AG: Like so many, the energy drew me in. I loved the idea of making something from nothing. I especially loved being a part of early teams, forming the early foundation for marketing or product. It’s exhilarating to always be making something, to be able to run with nearly any idea and to really get your hands dirty in a project. I like solving problems and helping make people’s lives more convenient through technology. These types of experiences are much harder to find at a large corporation.
CM: Where do you get inspiration from?
AG: Hands down, it’s my parents. I’m very close to both of my parents. They live in Southern California and I see them at least every six weeks or so. I am so lucky to have such a supportive family. Both of my parents were entrepreneurs and I think I get my scrappy nature from them.
CM: Where do you see Girls in Tech going in the next 5-10 years?

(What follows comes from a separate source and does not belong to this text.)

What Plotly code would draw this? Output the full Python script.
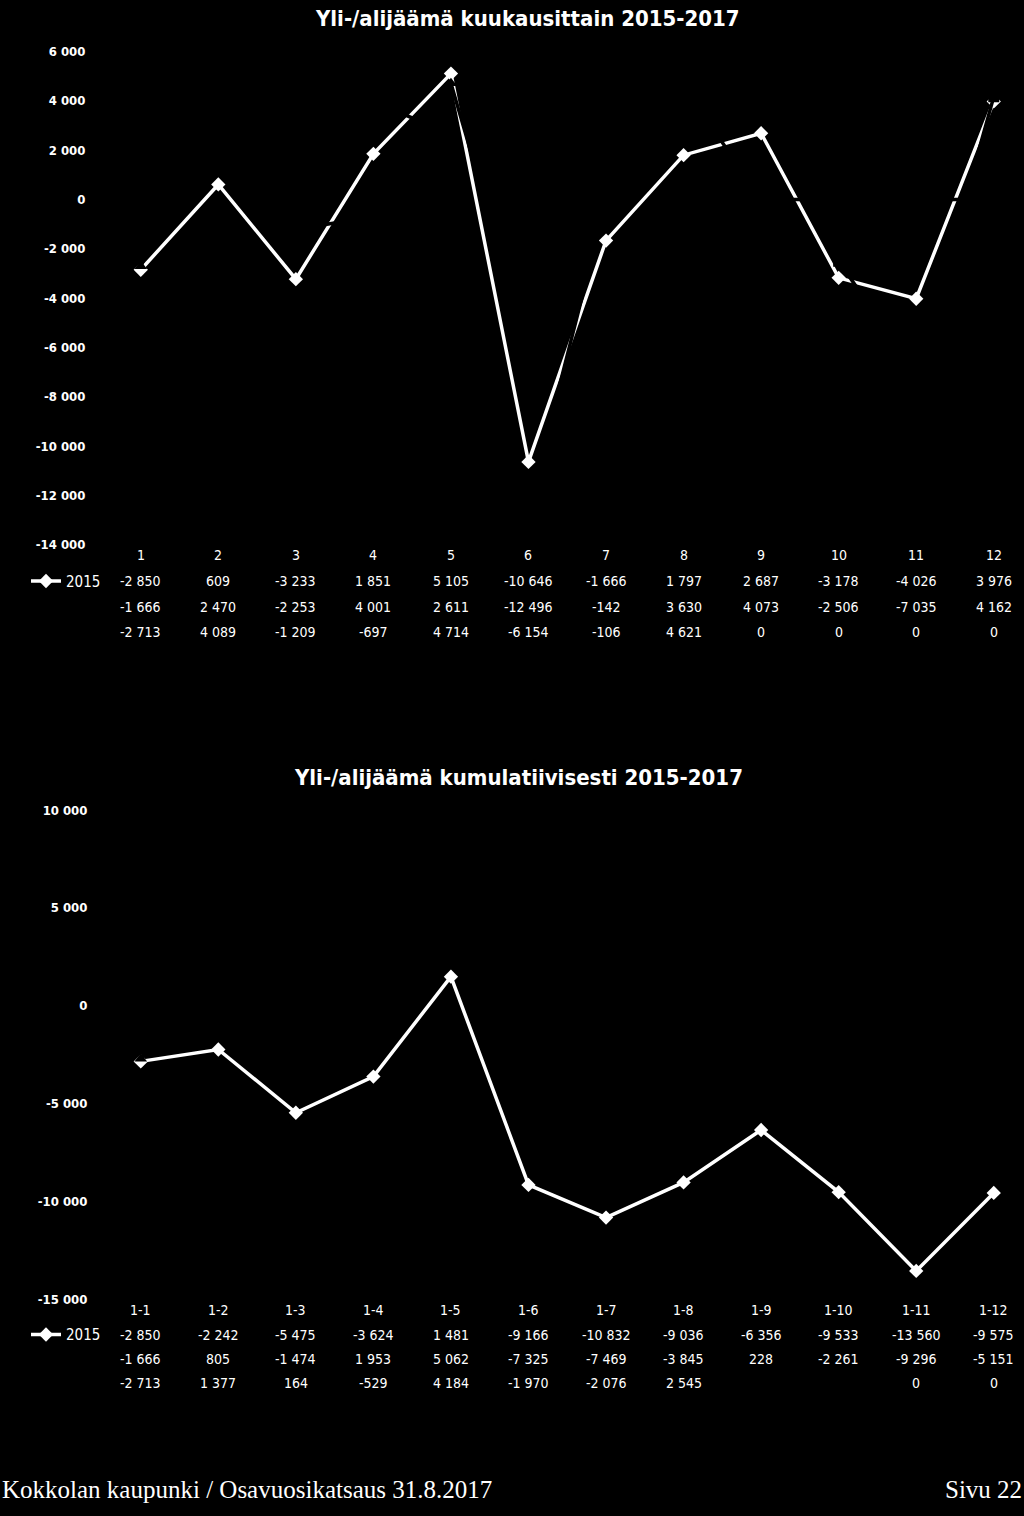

AG: The growth has been non-stop, so I expect to see Girls in Tech in more than 100 locations by then. I think in the next 5-10 years Girls in Tech will go from a startup mode to a more mature organization, I can already see that happening. I’d like to be able to provide all of our programs for free to all of our members around the world.
CM: What advice would you give to future entrepreneurs?
AG: You’ll never regret it. If you have an idea, if you have a passion, just do it. Life is short. You can always go back to a “real job” but you can’t necessarily do the entrepreneurship thing at any time in life. Give it a go and then you’ll know that you do, you owe it to yourself.
CM: What do you do in your spare time? What’s one thing that a lot of people may not know about you?
AG: On any given night or weekend, you can find me salsa dancing, making enchiladas from scratch, going for a run along the bay, or grabbing coffee with a great friend.